AIM OF THE TASK: Go through the material and write it all out exactly, minus the pictures.

=-=-=

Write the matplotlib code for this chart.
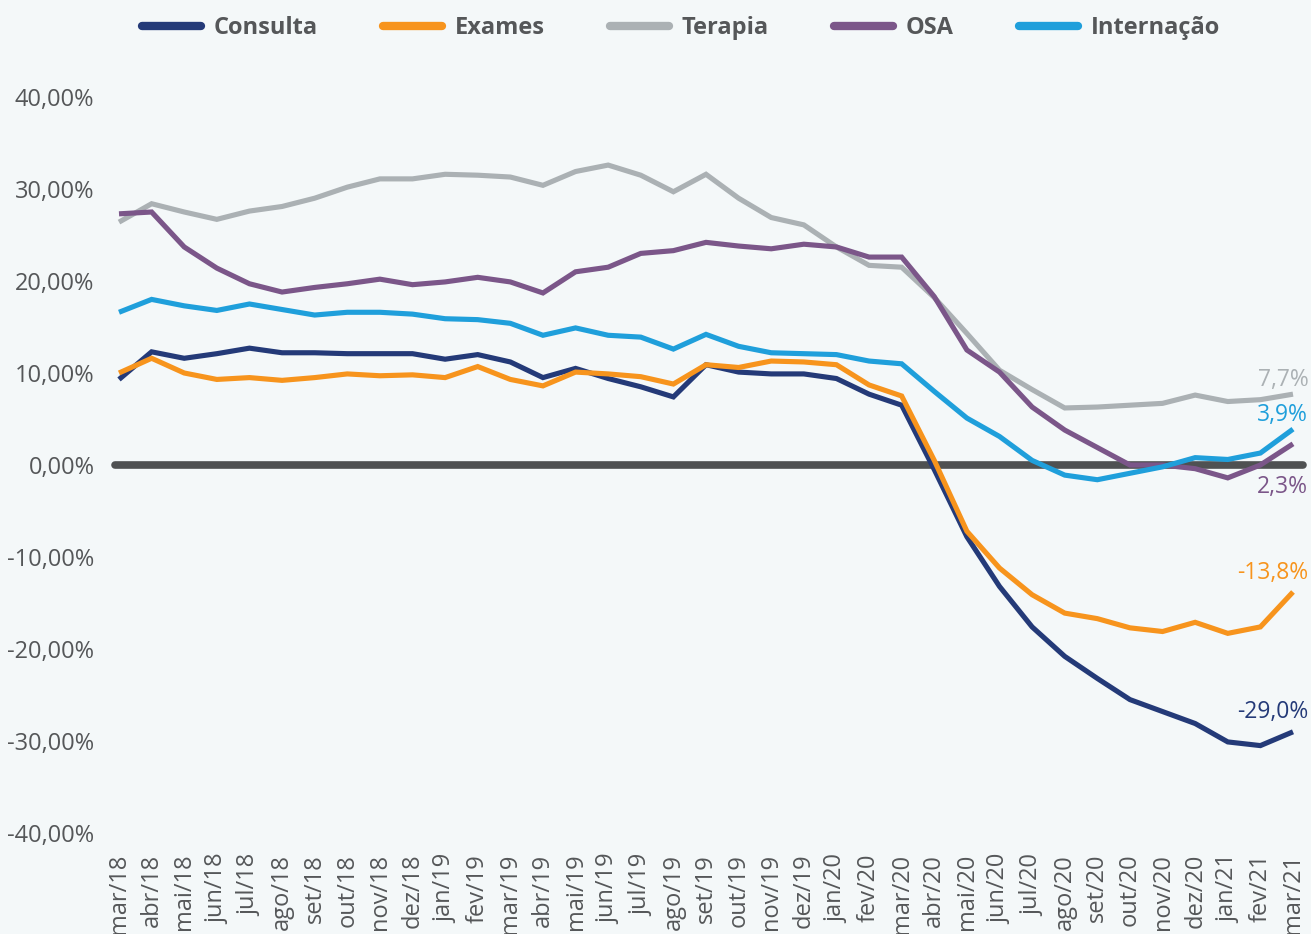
import matplotlib

matplotlib.use("Agg")
import matplotlib.pyplot as plt
from matplotlib.ticker import FuncFormatter

plt.rcParams["font.family"] = ["Open Sans", "DejaVu Sans"]

MONTHS = [
    "mar/18", "abr/18", "mai/18", "jun/18", "jul/18", "ago/18", "set/18", "out/18",
    "nov/18", "dez/18", "jan/19", "fev/19", "mar/19", "abr/19", "mai/19", "jun/19",
    "jul/19", "ago/19", "set/19", "out/19", "nov/19", "dez/19", "jan/20", "fev/20",
    "mar/20", "abr/20", "mai/20", "jun/20", "jul/20", "ago/20", "set/20", "out/20",
    "nov/20", "dez/20", "jan/21", "fev/21", "mar/21",
]

consulta = [
    9.3, 12.3, 11.6, 12.1, 12.7, 12.2, 12.2, 12.1, 12.1, 12.1, 11.5, 12.0, 11.2,
    9.5, 10.5, 9.4, 8.5, 7.4, 10.9, 10.1, 9.9, 9.9, 9.4, 7.7, 6.5, -0.5, -7.8,
    -13.2, -17.6, -20.8, -23.2, -25.5, -26.8, -28.1, -30.1, -30.5, -29.0,
]
exames = [
    10.0, 11.6, 10.0, 9.3, 9.5, 9.2, 9.5, 9.9, 9.7, 9.8, 9.5, 10.7, 9.3,
    8.6, 10.1, 9.9, 9.6, 8.8, 10.9, 10.6, 11.3, 11.2, 10.9, 8.7, 7.5, 0.5, -7.2,
    -11.2, -14.1, -16.1, -16.7, -17.7, -18.1, -17.1, -18.3, -17.6, -13.8,
]
terapia = [
    26.4, 28.4, 27.5, 26.7, 27.6, 28.1, 29.0, 30.2, 31.1, 31.1, 31.6, 31.5, 31.3,
    30.4, 31.9, 32.6, 31.5, 29.7, 31.6, 29.0, 26.9, 26.1, 23.7, 21.7, 21.5, 18.2, 14.3,
    10.3, 8.2, 6.2, 6.3, 6.5, 6.7, 7.6, 6.9, 7.1, 7.7,
]
osa = [
    27.3, 27.5, 23.7, 21.4, 19.7, 18.8, 19.3, 19.7, 20.2, 19.6, 19.9, 20.4, 19.9,
    18.7, 21.0, 21.5, 23.0, 23.3, 24.2, 23.8, 23.5, 24.0, 23.7, 22.6, 22.6, 18.3, 12.5,
    10.1, 6.3, 3.8, 1.9, 0.0, 0.0, -0.4, -1.4, 0.0, 2.3,
]
internacao = [
    16.6, 18.0, 17.3, 16.8, 17.5, 16.9, 16.3, 16.6, 16.6, 16.4, 15.9, 15.8, 15.4,
    14.1, 14.9, 14.1, 13.9, 12.6, 14.2, 12.9, 12.2, 12.1, 12.0, 11.3, 11.0, 8.0, 5.1,
    3.1, 0.5, -1.1, -1.6, -0.9, -0.2, 0.8, 0.6, 1.3, 3.9,
]

SERIES = [
    ("Consulta", consulta, "#243a78"),
    ("Exames", exames, "#f7941d"),
    ("Terapia", terapia, "#abb1b4"),
    ("OSA", osa, "#7b5689"),
    ("Internação", internacao, "#1f9fdb"),
]

# end-label offsets in points (dx, dy) from the last point
LABEL_OFFSETS = {
    "Consulta": (11, 14),
    "Exames": (11, 14),
    "Terapia": (11, 10),
    "OSA": (11, -31),
    "Internação": (11, 10),
}

BG = "#f4f8f9"
TEXT = "#555759"

fig = plt.figure(figsize=(13.11, 9.34), dpi=100, facecolor=BG)
ax = fig.add_axes([100 / 1311, 1 - 833 / 934, 1 - 100 / 1311, (833 - 97) / 934])
ax.set_facecolor(BG)

x = list(range(len(MONTHS)))
ax.axhline(0, xmin=(119 - 4 - 100) / 1211, xmax=(1303 - 100) / 1211,
           color="#4f5152", linewidth=5.5, solid_capstyle="round", zorder=1)

for name, values, color in SERIES:
    ax.plot(x, values, color=color, linewidth=3.7, solid_joinstyle="miter",
            solid_capstyle="butt", label=name, zorder=3)
    dx, dy = LABEL_OFFSETS[name]
    ax.annotate(
        f"{values[-1]:.1f}%".replace(".", ","),
        (x[-1], values[-1]),
        xytext=(dx, dy),
        textcoords="offset points",
        ha="right",
        va="center",
        fontsize=16.5,
        color=color,
        zorder=4,
    )

px = 32.61
ax.set_xlim(-19 / px, 36 + 18 / px)
ax.set_ylim(-40, 40)
ax.set_yticks(range(-40, 41, 10))
ax.yaxis.set_major_formatter(FuncFormatter(lambda v, _p: f"{v:.2f}%".replace(".", ",")))
ax.set_xticks(x)
ax.set_xticklabels(MONTHS, rotation=90)
ax.tick_params(axis="y", length=0, pad=4, labelsize=17, labelcolor=TEXT)
ax.tick_params(axis="x", length=0, pad=15, labelsize=17, labelcolor=TEXT)
for spine in ax.spines.values():
    spine.set_visible(False)

handles, labels = ax.get_legend_handles_labels()
leg = fig.legend(
    handles,
    labels,
    loc="center",
    bbox_to_anchor=(681 / 1311, 1 - 28 / 934),
    ncol=5,
    frameon=False,
    handlelength=2.5,
    handletextpad=0.55,
    columnspacing=2.75,
    prop={"weight": "bold", "size": 17},
)
for text in leg.get_texts():
    text.set_color(TEXT)
for line in leg.get_lines():
    line.set_linewidth(6)
    line.set_solid_capstyle("round")

fig.savefig("out.png", dpi=100, facecolor=BG)
plt.close(fig)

=-=-=

EXERCISE ANSWER:
Write the matplotlib code for this chart.
import matplotlib

matplotlib.use("Agg")
import matplotlib.pyplot as plt
from matplotlib.ticker import FuncFormatter

plt.rcParams["font.family"] = ["Open Sans", "DejaVu Sans"]

MONTHS = [
    "mar/18", "abr/18", "mai/18", "jun/18", "jul/18", "ago/18", "set/18", "out/18",
    "nov/18", "dez/18", "jan/19", "fev/19", "mar/19", "abr/19", "mai/19", "jun/19",
    "jul/19", "ago/19", "set/19", "out/19", "nov/19", "dez/19", "jan/20", "fev/20",
    "mar/20", "abr/20", "mai/20", "jun/20", "jul/20", "ago/20", "set/20", "out/20",
    "nov/20", "dez/20", "jan/21", "fev/21", "mar/21",
]

consulta = [
    9.3, 12.3, 11.6, 12.1, 12.7, 12.2, 12.2, 12.1, 12.1, 12.1, 11.5, 12.0, 11.2,
    9.5, 10.5, 9.4, 8.5, 7.4, 10.9, 10.1, 9.9, 9.9, 9.4, 7.7, 6.5, -0.5, -7.8,
    -13.2, -17.6, -20.8, -23.2, -25.5, -26.8, -28.1, -30.1, -30.5, -29.0,
]
exames = [
    10.0, 11.6, 10.0, 9.3, 9.5, 9.2, 9.5, 9.9, 9.7, 9.8, 9.5, 10.7, 9.3,
    8.6, 10.1, 9.9, 9.6, 8.8, 10.9, 10.6, 11.3, 11.2, 10.9, 8.7, 7.5, 0.5, -7.2,
    -11.2, -14.1, -16.1, -16.7, -17.7, -18.1, -17.1, -18.3, -17.6, -13.8,
]
terapia = [
    26.4, 28.4, 27.5, 26.7, 27.6, 28.1, 29.0, 30.2, 31.1, 31.1, 31.6, 31.5, 31.3,
    30.4, 31.9, 32.6, 31.5, 29.7, 31.6, 29.0, 26.9, 26.1, 23.7, 21.7, 21.5, 18.2, 14.3,
    10.3, 8.2, 6.2, 6.3, 6.5, 6.7, 7.6, 6.9, 7.1, 7.7,
]
osa = [
    27.3, 27.5, 23.7, 21.4, 19.7, 18.8, 19.3, 19.7, 20.2, 19.6, 19.9, 20.4, 19.9,
    18.7, 21.0, 21.5, 23.0, 23.3, 24.2, 23.8, 23.5, 24.0, 23.7, 22.6, 22.6, 18.3, 12.5,
    10.1, 6.3, 3.8, 1.9, 0.0, 0.0, -0.4, -1.4, 0.0, 2.3,
]
internacao = [
    16.6, 18.0, 17.3, 16.8, 17.5, 16.9, 16.3, 16.6, 16.6, 16.4, 15.9, 15.8, 15.4,
    14.1, 14.9, 14.1, 13.9, 12.6, 14.2, 12.9, 12.2, 12.1, 12.0, 11.3, 11.0, 8.0, 5.1,
    3.1, 0.5, -1.1, -1.6, -0.9, -0.2, 0.8, 0.6, 1.3, 3.9,
]

SERIES = [
    ("Consulta", consulta, "#243a78"),
    ("Exames", exames, "#f7941d"),
    ("Terapia", terapia, "#abb1b4"),
    ("OSA", osa, "#7b5689"),
    ("Internação", internacao, "#1f9fdb"),
]

# end-label offsets in points (dx, dy) from the last point
LABEL_OFFSETS = {
    "Consulta": (11, 14),
    "Exames": (11, 14),
    "Terapia": (11, 10),
    "OSA": (11, -31),
    "Internação": (11, 10),
}

BG = "#f4f8f9"
TEXT = "#555759"

fig = plt.figure(figsize=(13.11, 9.34), dpi=100, facecolor=BG)
ax = fig.add_axes([100 / 1311, 1 - 833 / 934, 1 - 100 / 1311, (833 - 97) / 934])
ax.set_facecolor(BG)

x = list(range(len(MONTHS)))
ax.axhline(0, xmin=(119 - 4 - 100) / 1211, xmax=(1303 - 100) / 1211,
           color="#4f5152", linewidth=5.5, solid_capstyle="round", zorder=1)

for name, values, color in SERIES:
    ax.plot(x, values, color=color, linewidth=3.7, solid_joinstyle="miter",
            solid_capstyle="butt", label=name, zorder=3)
    dx, dy = LABEL_OFFSETS[name]
    ax.annotate(
        f"{values[-1]:.1f}%".replace(".", ","),
        (x[-1], values[-1]),
        xytext=(dx, dy),
        textcoords="offset points",
        ha="right",
        va="center",
        fontsize=16.5,
        color=color,
        zorder=4,
    )

px = 32.61
ax.set_xlim(-19 / px, 36 + 18 / px)
ax.set_ylim(-40, 40)
ax.set_yticks(range(-40, 41, 10))
ax.yaxis.set_major_formatter(FuncFormatter(lambda v, _p: f"{v:.2f}%".replace(".", ",")))
ax.set_xticks(x)
ax.set_xticklabels(MONTHS, rotation=90)
ax.tick_params(axis="y", length=0, pad=4, labelsize=17, labelcolor=TEXT)
ax.tick_params(axis="x", length=0, pad=15, labelsize=17, labelcolor=TEXT)
for spine in ax.spines.values():
    spine.set_visible(False)

handles, labels = ax.get_legend_handles_labels()
leg = fig.legend(
    handles,
    labels,
    loc="center",
    bbox_to_anchor=(681 / 1311, 1 - 28 / 934),
    ncol=5,
    frameon=False,
    handlelength=2.5,
    handletextpad=0.55,
    columnspacing=2.75,
    prop={"weight": "bold", "size": 17},
)
for text in leg.get_texts():
    text.set_color(TEXT)
for line in leg.get_lines():
    line.set_linewidth(6)
    line.set_solid_capstyle("round")

fig.savefig("out.png", dpi=100, facecolor=BG)
plt.close(fig)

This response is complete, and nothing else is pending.